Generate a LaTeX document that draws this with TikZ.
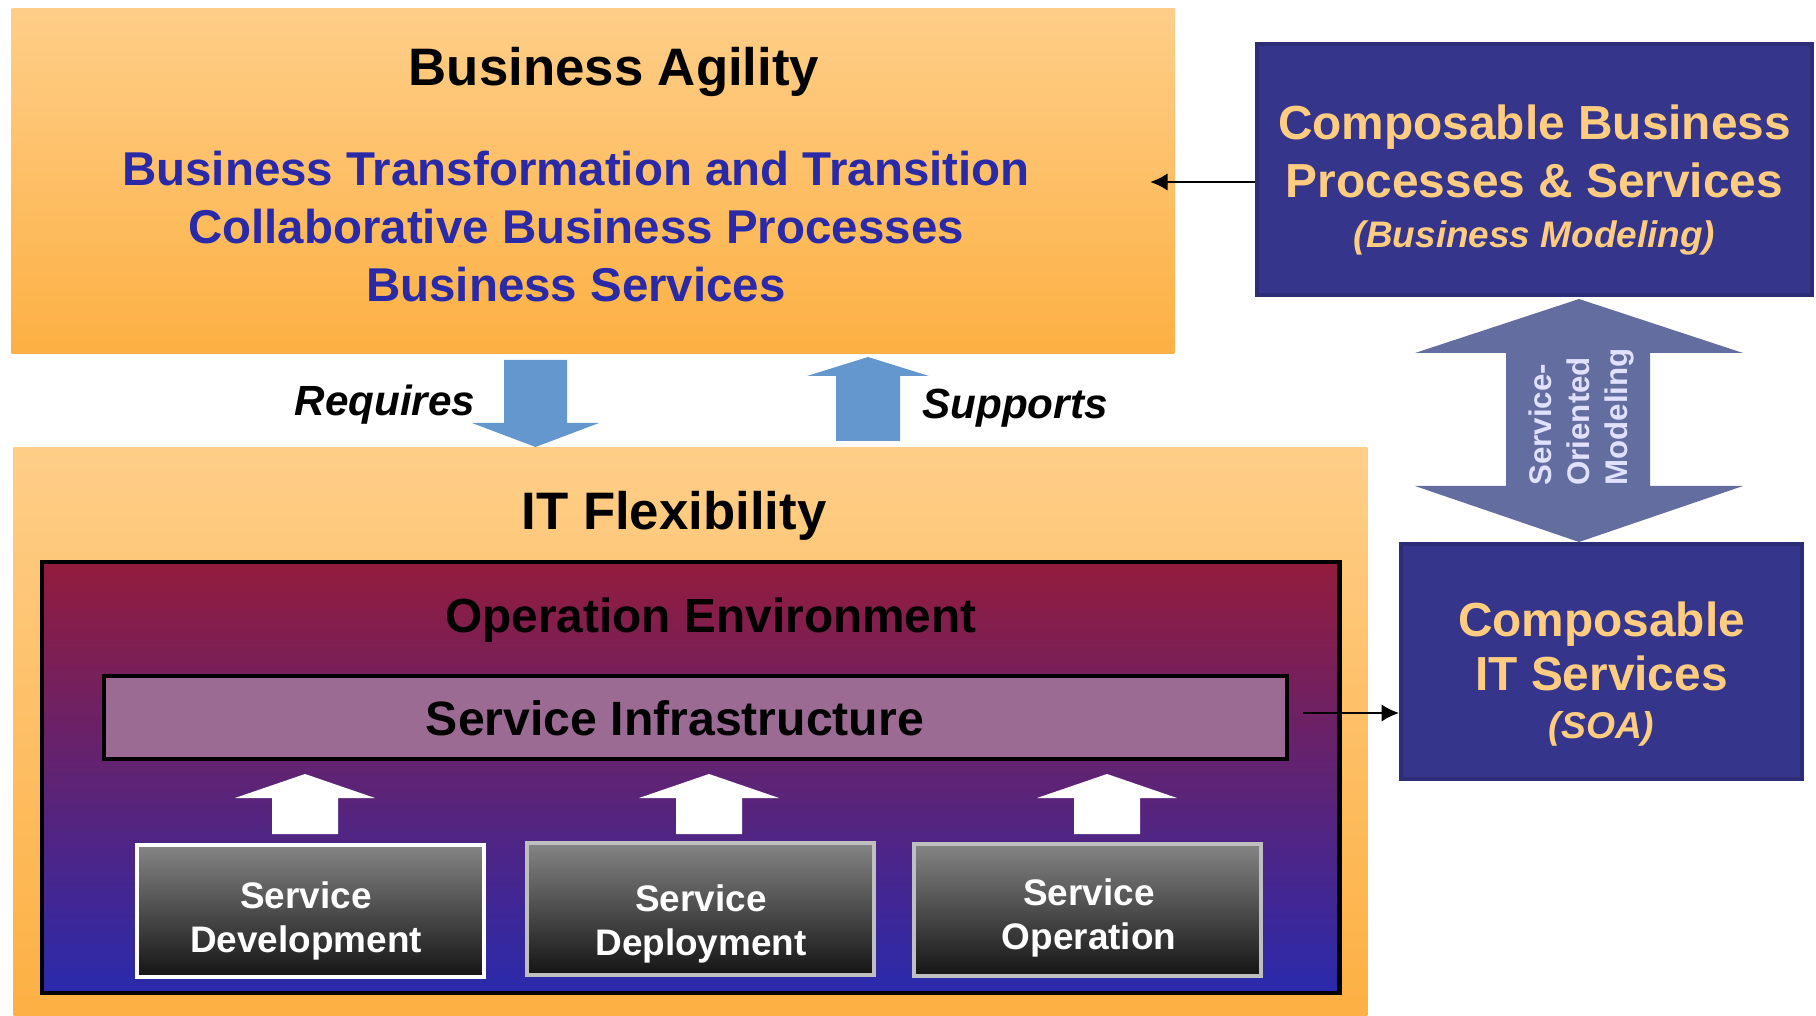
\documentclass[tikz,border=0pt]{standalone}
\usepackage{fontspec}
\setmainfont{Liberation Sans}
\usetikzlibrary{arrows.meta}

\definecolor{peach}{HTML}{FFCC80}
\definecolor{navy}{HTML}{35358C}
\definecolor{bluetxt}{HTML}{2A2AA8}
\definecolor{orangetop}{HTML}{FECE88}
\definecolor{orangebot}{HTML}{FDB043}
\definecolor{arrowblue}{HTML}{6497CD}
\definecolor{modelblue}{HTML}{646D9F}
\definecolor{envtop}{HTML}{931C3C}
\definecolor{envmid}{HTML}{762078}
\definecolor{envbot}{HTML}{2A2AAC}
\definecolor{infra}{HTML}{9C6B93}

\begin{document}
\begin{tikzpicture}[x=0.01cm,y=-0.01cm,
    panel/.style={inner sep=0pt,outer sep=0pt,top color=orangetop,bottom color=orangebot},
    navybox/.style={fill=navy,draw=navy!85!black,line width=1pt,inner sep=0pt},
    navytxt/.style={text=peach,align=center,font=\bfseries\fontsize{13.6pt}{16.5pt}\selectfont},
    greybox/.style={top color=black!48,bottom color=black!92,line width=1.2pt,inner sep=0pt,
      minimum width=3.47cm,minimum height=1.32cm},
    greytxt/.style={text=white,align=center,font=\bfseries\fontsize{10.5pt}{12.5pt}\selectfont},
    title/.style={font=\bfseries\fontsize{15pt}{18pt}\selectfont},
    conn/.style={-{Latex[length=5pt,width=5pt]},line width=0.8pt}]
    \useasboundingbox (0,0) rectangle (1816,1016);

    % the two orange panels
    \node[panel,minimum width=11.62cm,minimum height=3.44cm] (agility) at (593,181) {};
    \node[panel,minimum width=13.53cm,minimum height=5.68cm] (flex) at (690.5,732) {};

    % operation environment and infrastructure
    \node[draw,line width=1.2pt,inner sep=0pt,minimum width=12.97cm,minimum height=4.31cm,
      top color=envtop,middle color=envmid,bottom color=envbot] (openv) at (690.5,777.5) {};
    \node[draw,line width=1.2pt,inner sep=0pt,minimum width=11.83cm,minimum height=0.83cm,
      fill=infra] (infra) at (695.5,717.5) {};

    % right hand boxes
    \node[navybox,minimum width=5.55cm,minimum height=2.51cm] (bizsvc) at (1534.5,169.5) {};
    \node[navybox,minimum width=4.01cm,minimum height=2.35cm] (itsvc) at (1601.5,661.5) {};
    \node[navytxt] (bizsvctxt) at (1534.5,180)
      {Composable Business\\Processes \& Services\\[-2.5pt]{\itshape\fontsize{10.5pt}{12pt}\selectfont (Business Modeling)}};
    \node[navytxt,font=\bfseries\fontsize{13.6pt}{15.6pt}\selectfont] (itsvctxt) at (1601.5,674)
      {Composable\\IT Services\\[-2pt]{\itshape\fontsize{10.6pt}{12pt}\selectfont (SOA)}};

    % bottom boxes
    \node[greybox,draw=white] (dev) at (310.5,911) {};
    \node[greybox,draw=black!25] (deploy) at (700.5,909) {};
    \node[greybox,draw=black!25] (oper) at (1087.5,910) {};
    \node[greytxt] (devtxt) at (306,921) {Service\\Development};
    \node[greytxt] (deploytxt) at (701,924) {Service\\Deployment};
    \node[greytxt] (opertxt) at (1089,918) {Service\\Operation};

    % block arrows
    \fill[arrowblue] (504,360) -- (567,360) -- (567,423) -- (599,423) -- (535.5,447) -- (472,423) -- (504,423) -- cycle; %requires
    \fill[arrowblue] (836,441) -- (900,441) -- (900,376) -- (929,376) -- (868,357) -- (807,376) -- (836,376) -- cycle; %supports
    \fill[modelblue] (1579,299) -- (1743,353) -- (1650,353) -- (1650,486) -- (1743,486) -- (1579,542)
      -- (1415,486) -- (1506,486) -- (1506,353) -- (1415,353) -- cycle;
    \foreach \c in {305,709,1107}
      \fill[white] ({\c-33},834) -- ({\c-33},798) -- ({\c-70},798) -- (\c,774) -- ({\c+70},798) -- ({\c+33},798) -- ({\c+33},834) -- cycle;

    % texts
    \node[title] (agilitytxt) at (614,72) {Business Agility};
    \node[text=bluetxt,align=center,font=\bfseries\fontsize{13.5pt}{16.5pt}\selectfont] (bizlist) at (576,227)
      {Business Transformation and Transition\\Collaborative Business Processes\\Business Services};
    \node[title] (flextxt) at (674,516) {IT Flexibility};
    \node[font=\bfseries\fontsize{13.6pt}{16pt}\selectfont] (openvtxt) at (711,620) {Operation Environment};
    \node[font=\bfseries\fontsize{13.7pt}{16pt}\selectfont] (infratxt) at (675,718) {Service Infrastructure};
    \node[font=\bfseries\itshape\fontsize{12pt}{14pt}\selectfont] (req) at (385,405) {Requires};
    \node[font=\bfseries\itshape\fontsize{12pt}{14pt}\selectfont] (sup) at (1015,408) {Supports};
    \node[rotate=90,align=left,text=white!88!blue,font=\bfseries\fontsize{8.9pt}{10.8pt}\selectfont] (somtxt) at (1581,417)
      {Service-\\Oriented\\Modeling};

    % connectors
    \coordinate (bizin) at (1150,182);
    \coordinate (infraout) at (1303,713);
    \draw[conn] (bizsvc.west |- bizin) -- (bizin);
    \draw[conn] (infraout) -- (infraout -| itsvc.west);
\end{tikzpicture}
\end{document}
__________
DESCRIPTION OF THE TASK → Leave out the pictures and output the rest of the material exactly as written.

WORKED SOLUTION →
Generate a LaTeX document that draws this with TikZ.
\documentclass[tikz,border=0pt]{standalone}
\usepackage{fontspec}
\setmainfont{Liberation Sans}
\usetikzlibrary{arrows.meta}

\definecolor{peach}{HTML}{FFCC80}
\definecolor{navy}{HTML}{35358C}
\definecolor{bluetxt}{HTML}{2A2AA8}
\definecolor{orangetop}{HTML}{FECE88}
\definecolor{orangebot}{HTML}{FDB043}
\definecolor{arrowblue}{HTML}{6497CD}
\definecolor{modelblue}{HTML}{646D9F}
\definecolor{envtop}{HTML}{931C3C}
\definecolor{envmid}{HTML}{762078}
\definecolor{envbot}{HTML}{2A2AAC}
\definecolor{infra}{HTML}{9C6B93}

\begin{document}
\begin{tikzpicture}[x=0.01cm,y=-0.01cm,
    panel/.style={inner sep=0pt,outer sep=0pt,top color=orangetop,bottom color=orangebot},
    navybox/.style={fill=navy,draw=navy!85!black,line width=1pt,inner sep=0pt},
    navytxt/.style={text=peach,align=center,font=\bfseries\fontsize{13.6pt}{16.5pt}\selectfont},
    greybox/.style={top color=black!48,bottom color=black!92,line width=1.2pt,inner sep=0pt,
      minimum width=3.47cm,minimum height=1.32cm},
    greytxt/.style={text=white,align=center,font=\bfseries\fontsize{10.5pt}{12.5pt}\selectfont},
    title/.style={font=\bfseries\fontsize{15pt}{18pt}\selectfont},
    conn/.style={-{Latex[length=5pt,width=5pt]},line width=0.8pt}]
    \useasboundingbox (0,0) rectangle (1816,1016);

    % the two orange panels
    \node[panel,minimum width=11.62cm,minimum height=3.44cm] (agility) at (593,181) {};
    \node[panel,minimum width=13.53cm,minimum height=5.68cm] (flex) at (690.5,732) {};

    % operation environment and infrastructure
    \node[draw,line width=1.2pt,inner sep=0pt,minimum width=12.97cm,minimum height=4.31cm,
      top color=envtop,middle color=envmid,bottom color=envbot] (openv) at (690.5,777.5) {};
    \node[draw,line width=1.2pt,inner sep=0pt,minimum width=11.83cm,minimum height=0.83cm,
      fill=infra] (infra) at (695.5,717.5) {};

    % right hand boxes
    \node[navybox,minimum width=5.55cm,minimum height=2.51cm] (bizsvc) at (1534.5,169.5) {};
    \node[navybox,minimum width=4.01cm,minimum height=2.35cm] (itsvc) at (1601.5,661.5) {};
    \node[navytxt] (bizsvctxt) at (1534.5,180)
      {Composable Business\\Processes \& Services\\[-2.5pt]{\itshape\fontsize{10.5pt}{12pt}\selectfont (Business Modeling)}};
    \node[navytxt,font=\bfseries\fontsize{13.6pt}{15.6pt}\selectfont] (itsvctxt) at (1601.5,674)
      {Composable\\IT Services\\[-2pt]{\itshape\fontsize{10.6pt}{12pt}\selectfont (SOA)}};

    % bottom boxes
    \node[greybox,draw=white] (dev) at (310.5,911) {};
    \node[greybox,draw=black!25] (deploy) at (700.5,909) {};
    \node[greybox,draw=black!25] (oper) at (1087.5,910) {};
    \node[greytxt] (devtxt) at (306,921) {Service\\Development};
    \node[greytxt] (deploytxt) at (701,924) {Service\\Deployment};
    \node[greytxt] (opertxt) at (1089,918) {Service\\Operation};

    % block arrows
    \fill[arrowblue] (504,360) -- (567,360) -- (567,423) -- (599,423) -- (535.5,447) -- (472,423) -- (504,423) -- cycle; %requires
    \fill[arrowblue] (836,441) -- (900,441) -- (900,376) -- (929,376) -- (868,357) -- (807,376) -- (836,376) -- cycle; %supports
    \fill[modelblue] (1579,299) -- (1743,353) -- (1650,353) -- (1650,486) -- (1743,486) -- (1579,542)
      -- (1415,486) -- (1506,486) -- (1506,353) -- (1415,353) -- cycle;
    \foreach \c in {305,709,1107}
      \fill[white] ({\c-33},834) -- ({\c-33},798) -- ({\c-70},798) -- (\c,774) -- ({\c+70},798) -- ({\c+33},798) -- ({\c+33},834) -- cycle;

    % texts
    \node[title] (agilitytxt) at (614,72) {Business Agility};
    \node[text=bluetxt,align=center,font=\bfseries\fontsize{13.5pt}{16.5pt}\selectfont] (bizlist) at (576,227)
      {Business Transformation and Transition\\Collaborative Business Processes\\Business Services};
    \node[title] (flextxt) at (674,516) {IT Flexibility};
    \node[font=\bfseries\fontsize{13.6pt}{16pt}\selectfont] (openvtxt) at (711,620) {Operation Environment};
    \node[font=\bfseries\fontsize{13.7pt}{16pt}\selectfont] (infratxt) at (675,718) {Service Infrastructure};
    \node[font=\bfseries\itshape\fontsize{12pt}{14pt}\selectfont] (req) at (385,405) {Requires};
    \node[font=\bfseries\itshape\fontsize{12pt}{14pt}\selectfont] (sup) at (1015,408) {Supports};
    \node[rotate=90,align=left,text=white!88!blue,font=\bfseries\fontsize{8.9pt}{10.8pt}\selectfont] (somtxt) at (1581,417)
      {Service-\\Oriented\\Modeling};

    % connectors
    \coordinate (bizin) at (1150,182);
    \coordinate (infraout) at (1303,713);
    \draw[conn] (bizsvc.west |- bizin) -- (bizin);
    \draw[conn] (infraout) -- (infraout -| itsvc.west);
\end{tikzpicture}
\end{document}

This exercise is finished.